A REMARKABLE ELECTION TOOK PLACE in Ukraine on December 26. After the ruling party stole the November 21 presidential vote, massive street protests forced a new runoff, in which the rightful winner, Viktor Yushchenko, finally prevailed.
Although I have neither Ukrainian blood nor any special interest in foreign affairs, I have followed events in that country closely because a dear friend of mine, Katherine Chumachenko, is married to Yushchenko and about to become first lady of Ukraine.
Leading up to the election, I was called by Russian "reporters" looking for information on Kathy, or Katya, as she prefers today. I should say that they were looking for dirt, because the Russian press and its counterparts in Ukraine have been telling terrible lies about her for some time, saying that she is a CIA agent and other untruths designed solely to undermine her husband's political support.
I know that these things are untrue because I was intimately involved in several of her career moves, which are now portrayed as some sort of nefarious plot to move Kathy into a position of power in Ukraine. If anyone is responsible, I am; not the CIA.
When I first met Kathy in 1987, she was working for the State Department in the human rights bureau. We met at a Heritage Foundation event where John Podhoretz, now a columnist for the New York Post and a Weekly Standard contributing editor, was speaking. Shortly thereafter, I went to work in the White House in the Office of Policy Development, headed by Gary Bauer. The Office of Public Liaison (OPL) was headed by Rebecca Range (née Gernhardt), whom I had known since my first days on Capitol Hill, when she was working for the late John Ashbrook, the conservative congressman from Ohio. (She is now married to Rep. Christopher Cox, whom she met when he was working in the White House counsel's office for President Reagan.)
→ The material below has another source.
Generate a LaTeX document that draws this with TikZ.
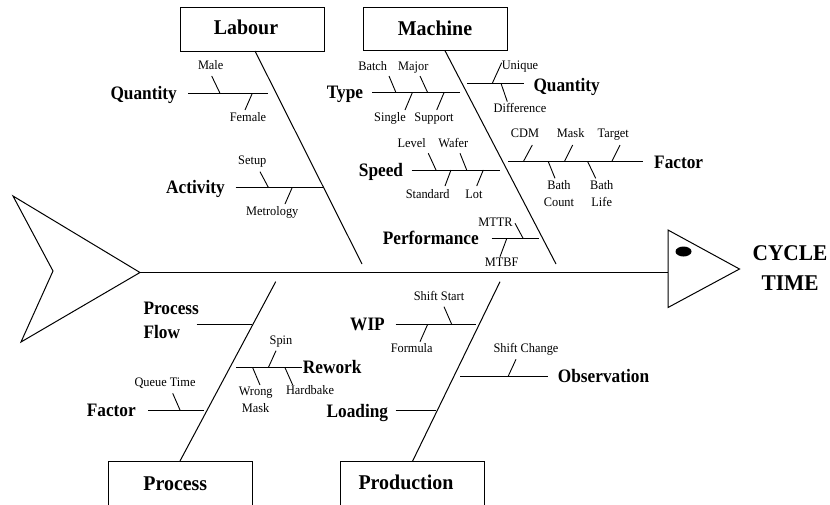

Public Liaison is the White House's outreach office, which maintains contacts with groups and organizations viewed as politically important. In the Reagan White House, one of these groups was the Eastern Europeans, whose homelands still suffered under Communist tyranny and Soviet control. The Ukrainians were a key member of this coalition.
Shortly after I got to the White House, a position in OPL opened up for someone to work with the "captive nations," as they were called. I pushed hard with my friend Becky to hire Kathy for the position and I think it helped. She was hired and we were able to work together for a year or so. Although Kathy's main interest was Ukraine, she was equally supportive of people from the Baltic States, Poland, Bulgaria, Romania, and other enslaved countries. They all understood that they would sink or swim together.
Toward the end of the Reagan administration, I moved over to the Treasury Department, where I was deputy assistant secretary for economic policy. The executive secretary--a job that involved managing the department's official correspondence and the paper flow in and out of the secretary's office--was a woman named Emily Walker, who hired Kathy as her deputy. So, once again, Kathy and I were able to work together. But after the Berlin Wall fell in 1989, I could see that Kathy was becoming agitated about what might happen in Ukraine. While it seemed clear that most of Eastern Europe would soon free itself from the Soviet yoke, it was not at all certain that Ukraine would also be able to do so, since its position as a Russian vassal long predated the Soviet Union.
Kathy was also too smart to be content in what was essentially a bureaucratic position, and she looked to move on. Again, I was able to help. A friend of mine, David Malpass, had just become head of the Republican staff of the Joint Economic Committee of Congress, where I had previously been executive director, and was looking for someone to work on issues relating to what were called transitional economies. I recommended Kathy and she was hired. (David is now chief global economist for the investment bank Bear, Stearns & Co. in New York.)
Toward the end of 1991, Ukraine declared its independence, and there was no stopping Kathy from being part of it. Although born in Chicago to Ukrainian parents, she was always more Ukrainian in some ways than those born in Ukraine. She had been raised to speak Ukrainian and was thoroughly steeped in that nation's culture and history. And with a master's degree in business administration from the University of Chicago, she knew that she could help her people recover and prosper in a free economy.